Question

There are m points on a straight line $AB$ and $n$ points on the line $AC$ none of them being the point $A$. Triangles are formed with these points as vertices, when:

(i) $A$ is excluded.

(ii) $A$ is included. The ratio of number of triangles in the two

cases is:

• A. $\frac{m+n-2}{m+n}$
• B. $\frac{m+n-1}{m+n}$
• C. $\frac{m+n-2}{m+n+2}$
• D. $\frac{m(n-1)}{(m+1)(n+1)}$

Answer 1

The correct option is B $\frac{m+n-1}{m+n}$

Case i) Triangles without vertex A

We must choose 2 vertices from line AB and one from line AC.

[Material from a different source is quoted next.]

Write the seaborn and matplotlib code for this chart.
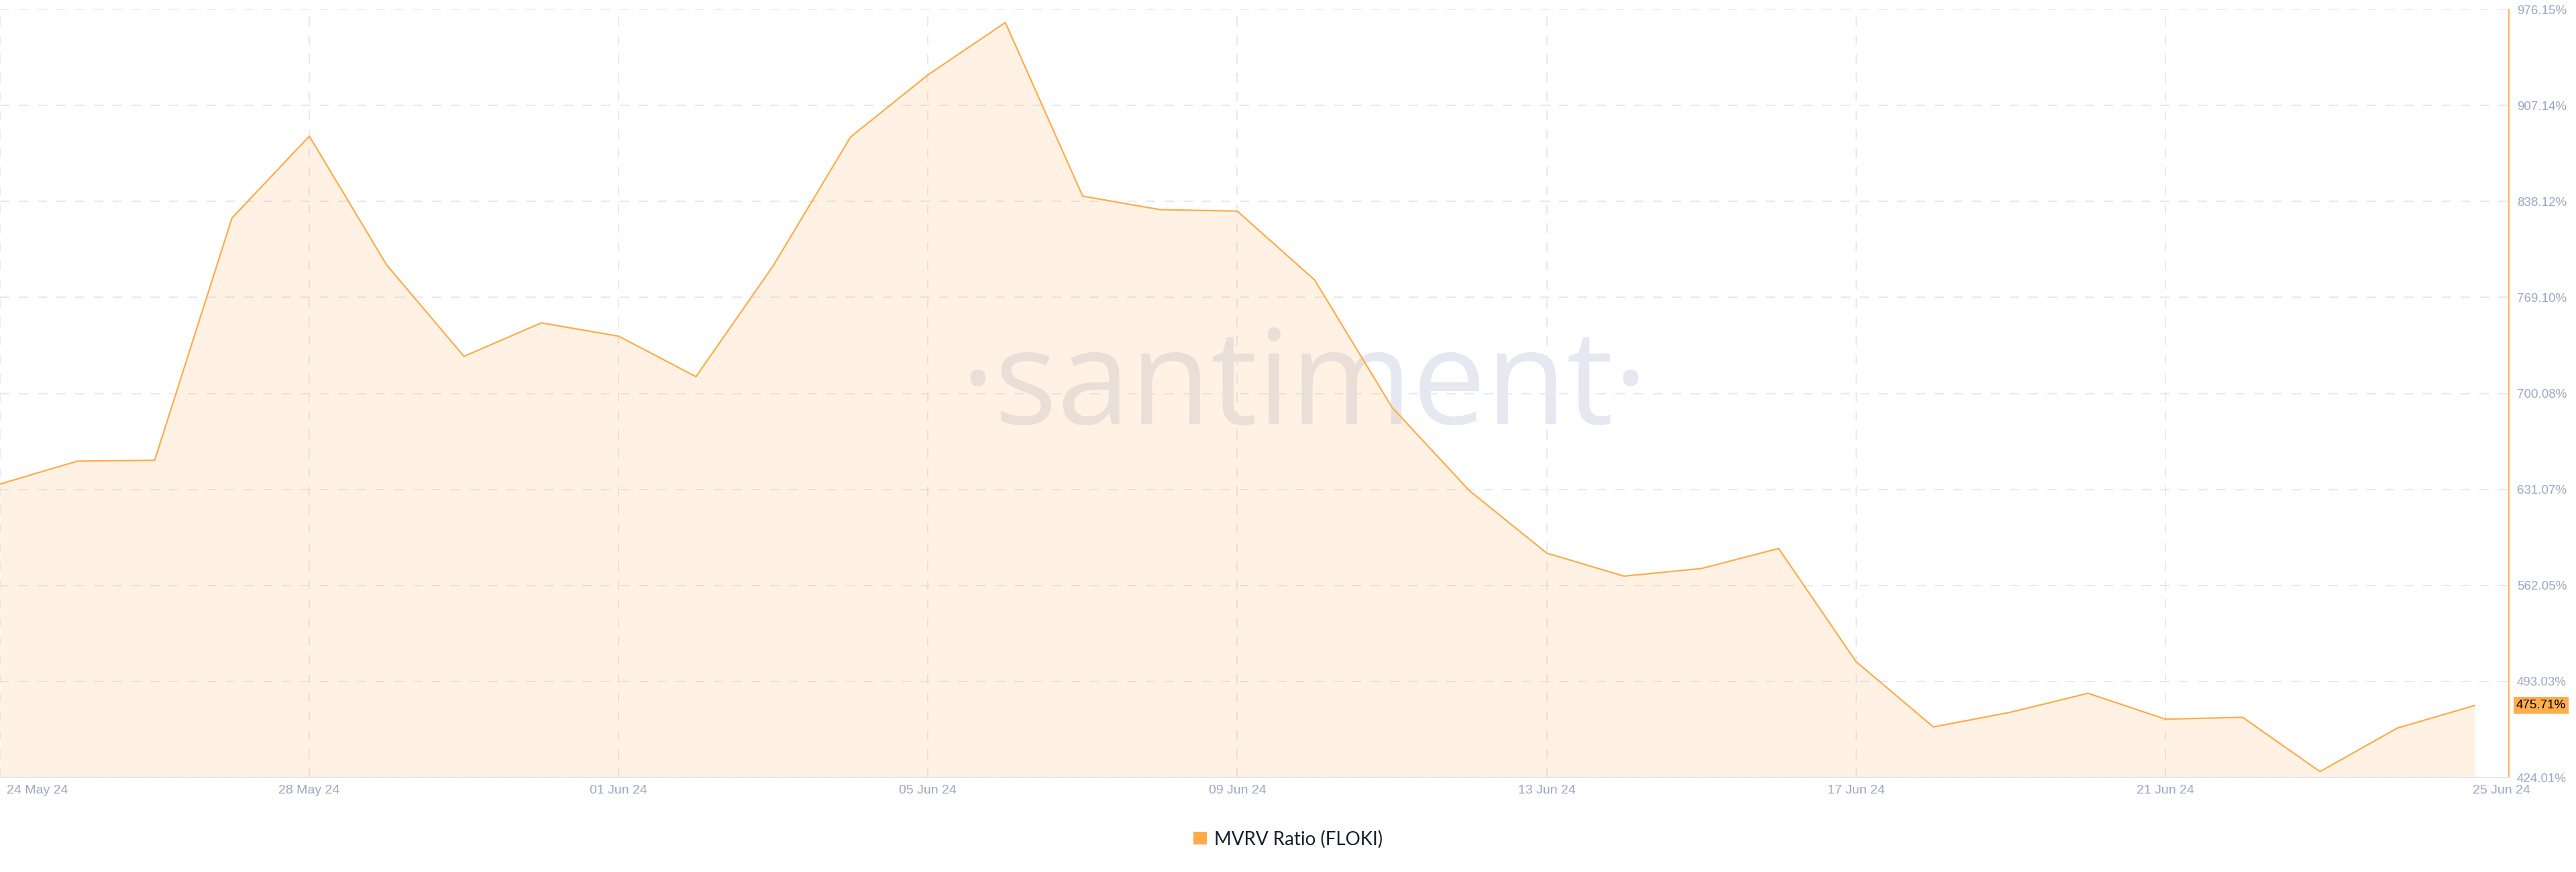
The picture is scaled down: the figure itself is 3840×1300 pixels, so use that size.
import matplotlib
matplotlib.use("Agg")
import matplotlib.pyplot as plt
import matplotlib.dates as mdates
import matplotlib.transforms as mtrans
from matplotlib.patches import Patch
import seaborn as sns
import pandas as pd
import numpy as np

# ---------------- data ----------------
start_date = "2024-05-24"
dates = pd.date_range(start_date, periods=33, freq="D")
mvrv = [634.9, 651.4, 652.0, 826.2, 885.0, 792.4, 726.7, 750.8, 741.2, 712.1,
        792.0, 884.5, 929.1, 966.7, 841.9, 832.2, 831.1, 781.6, 690.1, 630.2,
        585.3, 568.7, 574.2, 588.6, 507.3, 460.3, 470.9, 484.5, 465.9, 467.2,
        428.2, 459.5, 475.71]
y_ticks = [424.01, 493.03, 562.05, 631.07, 700.08, 769.10, 838.12, 907.14, 976.15]
x_tick_dates = pd.date_range(start_date, periods=9, freq="4D")
series_label = "MVRV Ratio (FLOKI)"
watermark = "·santiment·"

# ---------------- style ----------------
ORANGE = "#ffab4a"
FILL = "#ffab4a"
GRID = "#e6e8f1"
TICK = "#9ca6c4"

sns.set_style("white")
plt.rcParams["font.family"] = ["Liberation Sans", "DejaVu Sans"]

fig = plt.figure(figsize=(38.4, 13), dpi=100)
ax = fig.add_axes([0.0, 1 - 1159 / 1300, 3740 / 3840, (1159 - 14) / 1300])

df = pd.DataFrame({"date": dates, "value": mvrv})
sns.lineplot(data=df, x="date", y="value", ax=ax, color=ORANGE, linewidth=1.6, zorder=3)
ax.fill_between(df["date"], df["value"], y_ticks[0], color=FILL, alpha=0.15,
                linewidth=0, zorder=1)

x0 = mdates.date2num(dates[0])
ax.set_xlim(x0, x0 + 3740 / 115.28)
ax.set_ylim(y_ticks[0], y_ticks[-1])

# watermark (under grid and fill)
ax.text(1944 / 3840, 1 - 632 / 1300, watermark, transform=fig.transFigure,
        ha="center", va="baseline", fontsize=141, color="#e6e8f1",
        family=["Open Sans", "DejaVu Sans"], zorder=0.1)

# grid
ax.set_axisbelow(True)
ax.grid(True, color=GRID, linestyle=(0, (7, 7)), linewidth=1.44)

# y axis on right
ax.yaxis.tick_right()
ax.set_yticks(y_ticks)
ax.set_yticklabels([f"{v:.2f}%" for v in y_ticks])
ax.tick_params(axis="y", length=0, pad=8.5, labelsize=13.5, labelcolor=TICK)

# x axis
ax.set_xticks(mdates.date2num(x_tick_dates))
ax.set_xticklabels([d.strftime("%d %b %y") for d in x_tick_dates])
ax.tick_params(axis="x", length=0, pad=8, labelsize=14, labelcolor=TICK)
xl = ax.get_xticklabels()
xl[0].set_ha("left")
xl[0].set_transform(xl[0].get_transform() + mtrans.ScaledTranslation(10 / 100, 0, fig.dpi_scale_trans))
xl[-1].set_ha("left")
xl[-1].set_transform(xl[-1].get_transform() + mtrans.ScaledTranslation(-3 / 100, 0, fig.dpi_scale_trans))
ax.get_xgridlines()[-1].set_visible(False)
ax.set_xlabel("")
ax.set_ylabel("")

# spines
for s in ["top", "left"]:
    ax.spines[s].set_visible(False)
ax.spines["right"].set_color(ORANGE)
ax.spines["right"].set_linewidth(1.3)
ax.spines["bottom"].set_color("#e1e4ef")
ax.spines["bottom"].set_linewidth(1.2)

# current value tag
tr = mtrans.blended_transform_factory(ax.transAxes, ax.transData)
ax.text(1 + 11 / 3740, mvrv[-1], f"{mvrv[-1]:.2f}%", transform=tr, ha="left", va="center",
        fontsize=13.5, color="black", clip_on=False, zorder=5,
        bbox=dict(boxstyle="square,pad=0.22", facecolor="#ffad4d", edgecolor="none"))

# legend
handles = [Patch(facecolor=ORANGE, edgecolor="none", label=series_label)]
fig.legend(handles=handles, loc="center", bbox_to_anchor=(0.5, 1 - 1251 / 1300),
           frameon=False, handlelength=0.7, handleheight=0.7,
           handletextpad=0.4, prop={"family": ["Lato", "DejaVu Sans"], "size": 20},
           labelcolor="#1b1d2e")

fig.savefig("out.png", dpi=100, facecolor="white")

or two lines AC and one vertice from line AB.

vertices

${=}^m{C}_2{\times }^n{C}_1{+}^n{C}_2{\times }^m{C}_1$

$=\frac{m(m-1)}{2}\times n+\frac{n(n-1)}{2}m$

$=\frac{mn}{2}[m-1+n-1]$

$=\frac{mn}{2}(m+n-2)$

Case ii) when A is included

(a) we have already 1 vertex (A)

Therefore, we must choose 1 vertex from line AB

and 1 vertex from line AC.

$=1{\times }^m{C}_1{\times }^n{C}_1$

$=mn$

(b) If point A is not selected, then

selection is same as $1^{st}$ case, so total no.

of ways would be $\frac{mn(m+n-2)}{2}$

So total possibility = $mn+\frac{mn(m+n-2)}{2}$

$=mn[1+\frac{m+n-2}{2}]=\frac{mn(m+n)}{2}$

Taking Ratio = $\frac{\frac{mn(m+n-2)}{2}}{\frac{mn(m+n)}{2}}=\frac{m+n-2}{m+n}$